L’industrie du tourisme respire, et les parenthèses de la pandémie semblent avoir été complètement effacées des mémoires. Le saut a été si important que les chiffres enregistrés fin avril 2023 ont largement dépassé les chiffres pré-Covid, qui étaient en 2019.
Les arrivées en provenance des pays émetteurs ont ainsi augmenté de 20% par rapport à 2019, à 51 millions de touristes, depuis le début de l’année.
Le seul mois de mai a connu une performance sans précédent avec 1,1 million d’arrivées, soit une augmentation de 55 % par rapport au même mois en 2019. En conséquence, les recettes touristiques s’élevaient à environ 32 milliards de dirhams à fin avril 2023, soit une augmentation de 40 % par rapport au même mois en 2019. Mieux encore, les marchés sources traditionnels ont dépassé toutes les prévisions. Ainsi, par rapport à 2019, les marchés espagnol, britannique et italien ont respectivement progressé de +46%, +29% et +10%…
Satisfecit de la ministre
Ces chiffres, sont le résultat du plan d’urgence de 2 milliards de dirhams que le gouvernement a mis en place pour soutenir les professionnels en 2022, selon Madam la Ministre.
Mais, selon un groupe d’acteurs du secteur, cette réussite ne saurait s’expliquer par cet unique facteur. Ce bilan est, selon eux, et le fruit du travail de plusieurs acteurs de la chaîne touristique. La position plus mesurée de Adel Fakir, DG de l’Office national marocain du tourisme (ONMT) « qui parle toujours d’intelligence collective ».
Ce que les chiffres ne disent pas
En premier lieu, la discordance énorme qui existe entre l’évolution des nuitées et celle des arrivées. On constate en effet une baisse significative des nuitées versus une hausse significative du nombre d’arrivées. Le diagnostic primaire de ce contraste serait de supputer que la durée moyenne de séjour est inférieure à celle constatée en 2019. C’est, selon les opérateurs touristiques, l’explication la plus simple à ce phénomène. A-t-on perdu notre attractivité ? Doit-on enrichir notre animation pour rallonger la durée moyenne de nos visiteurs en termes de loisirs ou business ?
Selon les professionnels, c’est que ce delta entre les arrivées et les nuitées profite à la sphère informelle
Deuxième analyse : peut-être assiste-t-on à l’explosion de l’activité des établissements non classés dont les statistiques ne ressortent pas dans les nuitées.

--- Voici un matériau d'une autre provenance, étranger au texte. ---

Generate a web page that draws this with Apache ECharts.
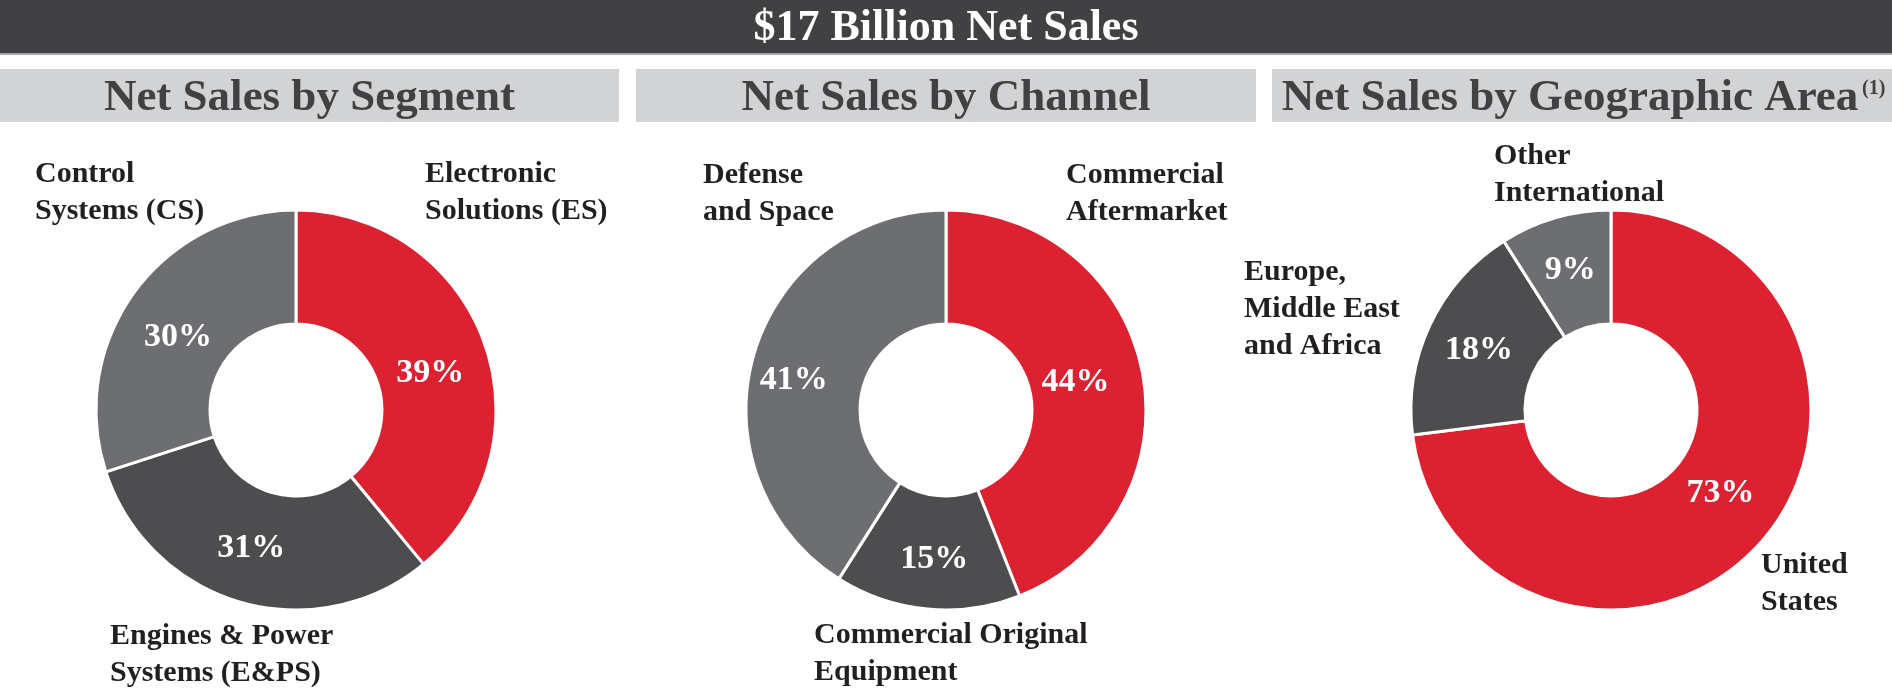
<!DOCTYPE html>
<html>
<head>
<meta charset="utf-8">
<title>$17 Billion Net Sales</title>
<script src="https://cdn.jsdelivr.net/npm/echarts@6/dist/echarts.min.js"></script>
<style>
  html, body { margin: 0; padding: 0; background: #fff; }
  #main { width: 1892px; height: 688px; }
</style>
</head>
<body>
<div id="main"></div>
<script>
// data
var segmentNames = ['Electronic\nSolutions (ES)', 'Engines & Power\nSystems (E&PS)', 'Control\nSystems (CS)'];
var segmentValues = [39, 31, 30];
var channelNames = ['Commercial\nAftermarket', 'Commercial Original\nEquipment', 'Defense\nand Space'];
var channelValues = [44, 15, 41];
var geoNames = ['United\nStates', 'Europe,\nMiddle East\nand Africa', 'Other\nInternational'];
var geoValues = [73, 18, 9];

var mainTitle = '$17 Billion Net Sales';
var panelTitles = ['Net Sales by Segment', 'Net Sales by Channel', 'Net Sales by Geographic Area'];

// layout (kept apart from the data)
var colors = ['#dc2130', '#4d4d4f', '#6d6e71'];
var serif = '"Liberation Serif", "Times New Roman", serif';
var centers = [[296, 410], [946, 410], [1611, 410]];
var panelBoxes = [[0, 619], [636, 1256], [1272, 1892]];
// top-left of each name label, same order as the names
var namePos = [
    [[425, 156], [110, 618], [35, 156]],
    [[1066, 157], [814, 617], [703, 157]],
    [[1761, 547], [1244, 254], [1494, 138]]
];
// small nudges of the % labels away from the ring middle
var pctOffsets = [
    [[-3, 13], [-4, -2], [0, 13]],
    [[-14, 0], [2, 4], [-12, 11]],
    [[0, -13], [0, 2], [0, 0]]
];

var dom = document.getElementById('main');
var myChart = echarts.init(dom);

function makeData(names, values, idx) {
    return names.map(function (n, i) {
        return {
            name: n,
            value: values[i],
            itemStyle: { color: colors[i] },
            label: { offset: pctOffsets[idx][i] }
        };
    });
}

function donut(names, values, idx) {
    return {
        type: 'pie',
        center: centers[idx],
        radius: [86, 200],
        startAngle: 90,
        clockwise: true,
        animation: false,
        silent: true,
        itemStyle: { borderColor: '#fff', borderWidth: 3 },
        label: {
            show: true,
            position: 'inside',
            formatter: '{c}%',
            color: '#fff',
            fontFamily: serif,
            fontWeight: 'bold',
            fontSize: 34
        },
        labelLine: { show: false },
        data: makeData(names, values, idx)
    };
}

var graphics = [
    { type: 'rect', shape: { x: 0, y: 0, width: 1892, height: 53 }, style: { fill: '#414042' } },
    { type: 'rect', shape: { x: 0, y: 53, width: 1892, height: 2 }, style: { fill: '#a7a9ac' } },
    {
        type: 'text', x: 946, y: 29,
        style: { text: mainTitle, fill: '#fff', font: 'bold 44px ' + serif, align: 'center', verticalAlign: 'middle' }
    }
];

panelBoxes.forEach(function (b, i) {
    graphics.push({ type: 'rect', shape: { x: b[0], y: 69, width: b[1] - b[0], height: 53 }, style: { fill: '#d1d3d4' } });
    graphics.push({
        type: 'text', x: (b[0] + b[1]) / 2 - (i === 2 ? 12 : 0), y: 98,
        style: { text: panelTitles[i], fill: '#414042', font: 'bold 45px ' + serif, align: 'center', verticalAlign: 'middle' }
    });
});
graphics.push({
    type: 'text', x: 1862, y: 89,
    style: { text: '(1)', fill: '#414042', font: 'bold 20px ' + serif, align: 'left', verticalAlign: 'middle' }
});

[segmentNames, channelNames, geoNames].forEach(function (names, k) {
    names.forEach(function (n, i) {
        graphics.push({
            type: 'text', x: namePos[k][i][0], y: namePos[k][i][1],
            style: { text: n, fill: '#231f20', font: 'bold 30px ' + serif, lineHeight: 37, align: 'left', verticalAlign: 'top' }
        });
    });
});

option = {
    backgroundColor: '#fff',
    graphic: graphics,
    series: [
        donut(segmentNames, segmentValues, 0),
        donut(channelNames, channelValues, 1),
        donut(geoNames, geoValues, 2)
    ]
};

if (option && typeof option === 'object') {
    myChart.setOption(option, true);
}
</script>
</body>
</html>
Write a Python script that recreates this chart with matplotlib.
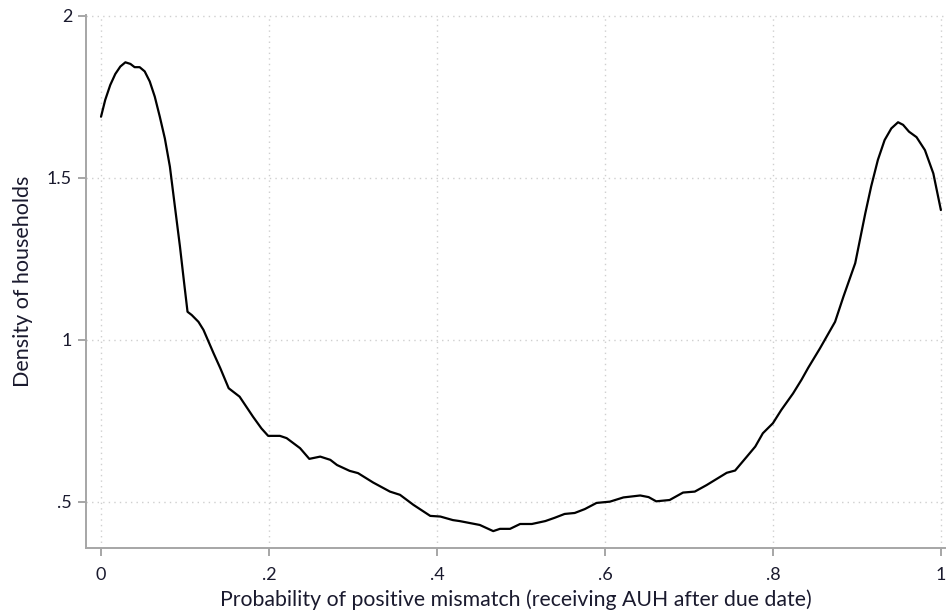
import matplotlib
matplotlib.use("Agg")
import matplotlib.pyplot as plt

# Kernel density of the estimated probability of positive mismatch
prob = [0.000, 0.005, 0.011, 0.017, 0.023, 0.029, 0.035, 0.040, 0.046, 0.052,
        0.058, 0.064, 0.070, 0.076, 0.082, 0.088, 0.094, 0.099, 0.103, 0.108,
        0.116, 0.122, 0.134, 0.142, 0.152, 0.165,
        0.181, 0.191, 0.199, 0.213, 0.221, 0.237, 0.248, 0.261, 0.273, 0.281,
        0.296, 0.306, 0.324, 0.344, 0.356, 0.372, 0.392, 0.404, 0.419, 0.427,
        0.451, 0.467, 0.475, 0.487, 0.499, 0.513, 0.529, 0.540, 0.552, 0.564,
        0.576, 0.590, 0.606, 0.622, 0.642, 0.652, 0.661, 0.677, 0.693, 0.707,
        0.721, 0.733, 0.745, 0.755, 0.769, 0.779, 0.788, 0.800, 0.810, 0.824,
        0.834, 0.842, 0.856, 0.874, 0.884, 0.898, 0.904, 0.910, 0.917, 0.925,
        0.933, 0.941, 0.949, 0.955, 0.962, 0.971, 0.981, 0.991, 1.000]
density = [1.689, 1.741, 1.787, 1.821, 1.844, 1.857, 1.852, 1.842, 1.842, 1.829,
           1.798, 1.751, 1.689, 1.622, 1.535, 1.411, 1.288, 1.175, 1.087, 1.077,
           1.056, 1.031, 0.959, 0.913, 0.851, 0.825,
           0.763, 0.727, 0.704, 0.704, 0.697, 0.666, 0.633, 0.640, 0.630, 0.614,
           0.596, 0.589, 0.560, 0.532, 0.522, 0.491, 0.457, 0.455, 0.444, 0.441,
           0.429, 0.410, 0.417, 0.417, 0.432, 0.432, 0.441, 0.451, 0.463, 0.466,
           0.478, 0.497, 0.501, 0.514, 0.520, 0.515, 0.502, 0.506, 0.529, 0.532,
           0.552, 0.571, 0.590, 0.597, 0.640, 0.671, 0.712, 0.743, 0.784, 0.835,
           0.877, 0.914, 0.974, 1.056, 1.134, 1.237, 1.314, 1.391, 1.474, 1.556,
           1.617, 1.653, 1.672, 1.664, 1.643, 1.626, 1.586, 1.514, 1.401]

xticks = [0, 0.2, 0.4, 0.6, 0.8, 1.0]
xticklabels = ["0", ".2", ".4", ".6", ".8", "1"]
yticks = [0.5, 1.0, 1.5, 2.0]
yticklabels = [".5", "1", "1.5", "2"]

plt.rcParams["font.family"] = ["Lato", "DejaVu Sans"]

fig = plt.figure(figsize=(9.47, 6.15), dpi=100)
ax = fig.add_axes([0.0908, 0.109, 0.907, 0.8666])

ax.plot(prob, density, color="black", linewidth=1.6,
        solid_joinstyle="round", solid_capstyle="round")

ax.set_xlim(-0.0179, 1.0048)
ax.set_ylim(0.358, 2.003)
ax.set_xticks(xticks)
ax.set_xticklabels(xticklabels)
ax.set_yticks(yticks)
ax.set_yticklabels(yticklabels)

ax.grid(True, linestyle=(0, (1, 3)), color="#cfcfcf", linewidth=1.0)
ax.set_axisbelow(True)

for side in ("top", "right"):
    ax.spines[side].set_visible(False)
for side in ("left", "bottom"):
    ax.spines[side].set_color("#a6a6a6")
    ax.spines[side].set_linewidth(1.4)

ax.tick_params(axis="both", colors="#a6a6a6", length=6, width=1.4,
               labelcolor="#1a1a2e", labelsize=13)
ax.tick_params(axis="x", pad=8)
ax.tick_params(axis="y", pad=4)

ax.set_xlabel("Probability of positive mismatch (receiving AUH after due date)",
              fontsize=15.3, color="#1a1a2e", labelpad=4)
ax.set_ylabel("Density of households", fontsize=15.5, color="#1a1a2e", labelpad=10)

fig.savefig("out.png", dpi=100)
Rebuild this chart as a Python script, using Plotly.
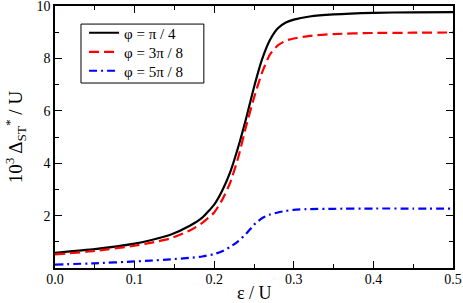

Aujourd’hui, ce que soupçonnent les professionnels, sans disposer de data, c’est que ce delta entre les arrivées et les nuitées profite à la sphère informelle, soit les meublés, les Airbnb et des entités équivalentes. C’est cela qui expliquerait que les rapatriements de devises (32 milliards à fin mai 2023) annoncés par l’Office des change connaissent, malgré l’effondrement des nuitées en établissements classés, une augmentation exponentielle. « Les recettes explosent et profitent à la balance des paiements, mais pas autant aux caisses de l’Etat, puisque les établissements classés, contribuables transparents, n’en profitent pas.
Taxer l’hébergeur
Conscient de cette problématique, le Ministère un texte de loi visant à rendre plus transparent l’hébergement informel est en cours de finalisation. Sa nouveauté résidera en la taxation des séjours chez l’habitant. Le Maroc ne sera pas le seul pays à imposer ce type de taxation.
En traçant ces activités souterraines, dans le cadre d’un nouveau règlement relatif aux établissements d’hébergement, le ministère de tutelle pourra dès lors à la fois disposer de données fiables concernant les nuitées, mais aussi faire bénéficier le Trésor public d’une nouvelle manne par la voie de prélèvements d’impôts auprès des hébergeurs à domicile.
Où sont les chiffes ?
Avec un Maroc qui prend toute sa place dans le tourisme mondial, manquer de statistiques est une tare rédhibitoire. Or, les professionnels s’impatientent, tant l’Observatoire tarde à structurer un appareil statistique digne du prestige de la destination Maroc. Selon certaines informations, des dizaines de fonds d’investissement font régulièrement l’impasse sur le Maroc par manque de lisibilité du marché national.
A côté de cela, le marché marocain demeure illiquide. Les fonds d’investissement, peuvent certes conserver leurs positions pendant de longues années dans un projet donné, mais doivent disposer de la possibilité de faire une sortie à n’importe quel instant, en dépit de taux de rentabilité parfois supérieurs à 15%. « Avec l’outil statistique, la liquidité de notre marché est un autre point à améliorer si l’ont veut passer d’une économie du tourisme en progrès à une économie du tourisme en vraie rupture », conclut un opérateur de référence.